List every line in this data where the string "full" occurs.

## Records supplied
>> begin

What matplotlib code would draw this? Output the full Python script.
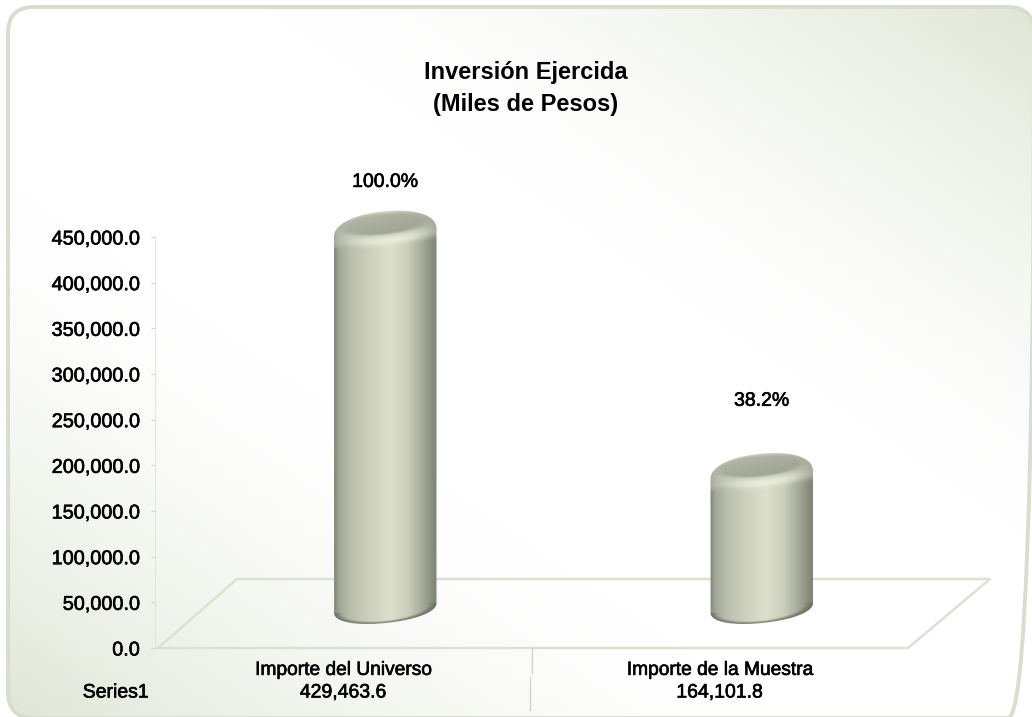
import numpy as np
import matplotlib
matplotlib.use("Agg")
import matplotlib.pyplot as plt
import matplotlib.patheffects as pe
from matplotlib.patches import FancyBboxPatch, PathPatch
from matplotlib.path import Path
from matplotlib.colors import to_rgb

categories = ["Importe del Universo", "Importe de la Muestra"]
values = [429463.6, 164101.8]
percent_labels = ["100.0%", "38.2%"]
series_name = "Series1"
y_ticks = [0, 50000, 100000, 150000, 200000, 250000, 300000, 350000, 400000, 450000]
title_lines = ["Inversión Ejercida", "(Miles de Pesos)"]

W, H = 1032, 717
plt.rcParams['font.family'] = ['Liberation Sans', 'DejaVu Sans']
fig = plt.figure(figsize=(W / 100, H / 100), dpi=100, facecolor="white")
HEAVY = [pe.withStroke(linewidth=0.45, foreground="black")]

# ---- panel background (pixel coordinates): white diagonal band, green towards two corners
bg = fig.add_axes([0, 0, 1, 1])
bg.set_xlim(0, W); bg.set_ylim(H, 0); bg.axis("off")
gx, gy = np.meshgrid(np.linspace(0, 1, 258), np.linspace(0, 1, 180))
s = np.abs(gx - gy)
d = np.clip((s - 0.25) / 0.75, 0, 1) ** 1.5
c0, c1 = np.array(to_rgb("#ffffff")), np.array(to_rgb("#e0e6d6"))
im = bg.imshow(c0 + (c1 - c0) * d[..., None], extent=(0, W, H, 0), aspect="auto", zorder=1,
               interpolation="bilinear")
frame = FancyBboxPatch((8, 7), W - 6, H - 6, boxstyle="round,pad=0,rounding_size=26",
                       fc="none", ec="#d9ddcc", lw=2.8, zorder=3)
bg.add_patch(frame)
im.set_clip_path(frame)
bg.set_xlim(0, W); bg.set_ylim(H, 0)

# ---- chart axes
L, R, B, T = 155, 908, 648, 237
ax = fig.add_axes([L / W, 1 - B / H, (R - L) / W, (B - T) / H])
ax.patch.set_alpha(0)
XLIM, YLIM = (-0.5, 1.5), (0, 450000)
ax.set_xlim(*XLIM); ax.set_ylim(*YLIM)
px_x = (XLIM[1] - XLIM[0]) / (R - L)
px_y = (YLIM[1] - YLIM[0]) / (B - T)
for sp in ("top", "right", "bottom"):
    ax.spines[sp].set_visible(False)
ax.spines["left"].set_color("#e3e6d9")
ax.set_yticks(y_ticks)
ax.set_yticklabels([f"{v:,.1f}" for v in y_ticks], fontsize=14.3, color="black", path_effects=HEAVY)
ax.tick_params(axis="y", length=3, color="#d5d8c9", pad=8)
ax.set_xticks([0, 1])
ax.set_xticklabels(categories, fontsize=13.8, color="black", path_effects=HEAVY)
ax.tick_params(axis="x", length=0, pad=10)

# floor parallelogram
DEPTH_X, DEPTH_Y = 82, 69
floor = [(XLIM[0] + 3 * px_x, 0), (XLIM[1], 0), (XLIM[1] + DEPTH_X * px_x, DEPTH_Y * px_y),
         (XLIM[0] + DEPTH_X * px_x, DEPTH_Y * px_y), (XLIM[0] + 3 * px_x, 0)]
ax.plot(*zip(*floor), color="#dde1d2", lw=1.8, clip_on=False, zorder=1)

# table under the axis
ax.plot([0.5, 0.5], [0, -25 * px_y], color="#d0d3c6", lw=1, clip_on=False)
ax.plot([0.495, 0.495], [-29 * px_y, -62 * px_y], color="#d0d3c6", lw=1, clip_on=False)
for i, v in enumerate(values):
    ax.text(i, -45 * px_y, f"{v:,.1f}", ha="center", va="center", fontsize=14, clip_on=False,
            path_effects=HEAVY)
ax.text(XLIM[0] - 39 * px_x, -45 * px_y, series_name, ha="center", va="center", fontsize=14,
        path_effects=HEAVY)

# ---- cylinders
A, B_TOP, B_BOT, TILT = 51.5, 21.5, 15.0, np.radians(6)
OFF_X, TOP_OFF, BASE_OFF = 42, 25000, 43900
LABEL_GAP = [50.5, 74]


def mix(a, b, t):
    return a * (1 - t[..., None]) + b * t[..., None]


def sstep(e0, e1, x):
    t = np.clip((x - e0) / (e1 - e0), 0, 1)
    return t * t * (3 - 2 * t)


def shade(u):
    stops = [-1, -0.9, -0.7, -0.3, 0.1, 0.45, 0.72, 0.9, 1]
    cols = np.array([to_rgb(c) for c in ("#7f8576", "#a2a797", "#b9bdab", "#cdd1bd", "#dde0cc",
                                         "#c8ccb9", "#a6ab9a", "#8a8f80", "#7d8374")])
    return np.stack([np.interp(u, stops, cols[:, k]) for k in range(3)], axis=-1)


def ell(t, yc, b, n=2.0):
    ca, sa = np.cos(t), np.sin(t)
    ex = A * np.sign(ca) * np.abs(ca) ** (2 / n)
    ey = b * np.sign(sa) * np.abs(sa) ** (2 / n)
    return (ex * np.cos(TILT) - ey * np.sin(TILT), yc + ex * np.sin(TILT) + ey * np.cos(TILT))


def cylinder(i, v):
    cx = i + OFF_X * px_x
    top = v + TOP_OFF
    h_px = (top - BASE_OFF) / px_y
    t1 = np.linspace(0, np.pi, 120)
    t2 = np.linspace(np.pi, 2 * np.pi, 120)
    tx, ty = ell(t1, h_px, B_TOP, 2.2)
    bx, by = ell(t2, 0, B_BOT, 2.15)
    px = np.r_[tx, bx, tx[0]]; py = np.r_[ty, by, ty[0]]
    verts = np.c_[cx + px * px_x, BASE_OFF + py * px_y]
    clip = PathPatch(Path(verts), fc="none", ec="none", transform=ax.transData)
    ax.add_patch(clip)

    x0, x1, y0, y1 = -A - 3, A + 3, -B_BOT - 10, h_px + B_TOP + 10
    X, Y = np.meshgrid(np.linspace(x0, x1, int((x1 - x0) * 2)), np.linspace(y0, y1, int((y1 - y0) * 2)))
    u = np.clip(X / A, -1, 1)
    img = shade(u)
    # dark lower rim
    Yb = Y - X * np.tan(TILT)
    rb = np.sqrt((X / A) ** 2 + (Yb / B_BOT) ** 2)
    dark = sstep(0.82, 1.0, rb) * (Yb < 0)
    img = mix(img, np.array(to_rgb("#6a7063")), dark * 0.85)
    # rotated frame of the top
    xr = X * np.cos(TILT) + (Y - h_px) * np.sin(TILT)
    yr = -X * np.sin(TILT) + (Y - h_px) * np.cos(TILT)
    xr2 = X * np.cos(TILT * 1.5) + (Y - h_px) * np.sin(TILT * 1.5)
    # shoulder: a mid tone over the whole top, fading down into the body
    fade = sstep(-14, -4, yr)
    img = mix(img, mix(shade(u), np.array(to_rgb("#c6cab8")), np.full(X.shape, 0.55)), fade)
    # bright band along the front of the shoulder
    band = np.exp(-((yr + 8 + 5.5 * (xr / 50) ** 2 * -1) / 4.5) ** 2) * np.clip(1 - (xr2 / 50 - 0.05) ** 2, 0, 1) ** 1.4
    img = mix(img, np.array(to_rgb("#eceedd")), band * 0.95)
    # inner flat cap
    rc = np.sqrt((xr2 / 46) ** 2 + ((yr - 9) / 11) ** 2)
    capc = mix(np.tile(np.array(to_rgb("#a0a594")), X.shape + (1,)), np.array(to_rgb("#b2b6a4")),
               np.clip(0.45 + 0.5 * (yr - 9) / 11 - 0.25 * xr2 / 46, 0, 1))
    img = mix(img, capc, 1 - sstep(0.78, 1.12, rc))
    im = ax.imshow(img, origin="lower", aspect="auto", interpolation="bilinear", zorder=3,
                   extent=(cx + x0 * px_x, cx + x1 * px_x, BASE_OFF + y0 * px_y, BASE_OFF + y1 * px_y))
    im.set_clip_on(True)
    im.set_clip_box(fig.bbox)
    im.set_clip_path(clip)
    ax.text(cx, top + LABEL_GAP[i] * px_y, percent_labels[i], ha="center", va="center", fontsize=14,
            zorder=4, clip_on=False, path_effects=HEAVY)


for i, v in enumerate(values):
    cylinder(i, v)
ax.set_xlim(*XLIM); ax.set_ylim(*YLIM)

# ---- title
fig.text(526 / W, 1 - 73 / H, title_lines[0], ha="center", va="center", fontsize=17, fontweight="bold")
fig.text(526 / W, 1 - 105 / H, title_lines[1], ha="center", va="center", fontsize=17, fontweight="bold")

fig.savefig("out.png", dpi=100, facecolor="white")
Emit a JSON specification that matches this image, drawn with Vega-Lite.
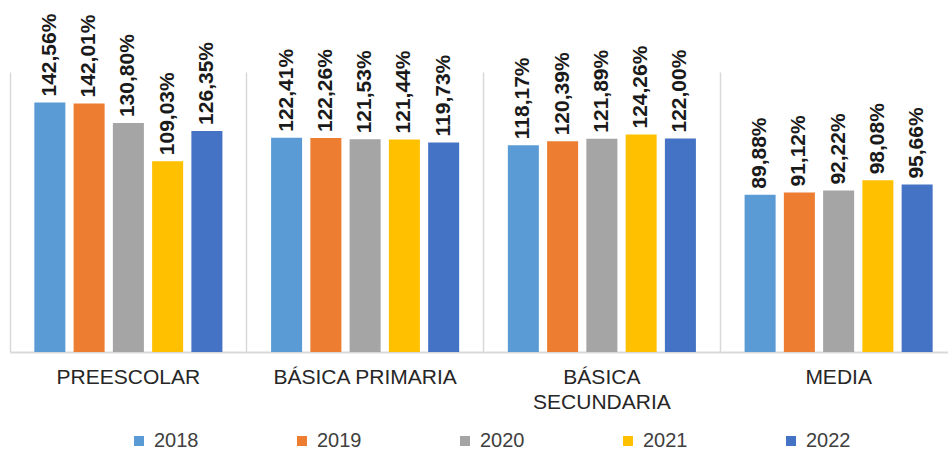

>> end

## Final result
What matplotlib code would draw this? Output the full Python script.
    img = mix(img, mix(shade(u), np.array(to_rgb("#c6cab8")), np.full(X.shape, 0.55)), fade)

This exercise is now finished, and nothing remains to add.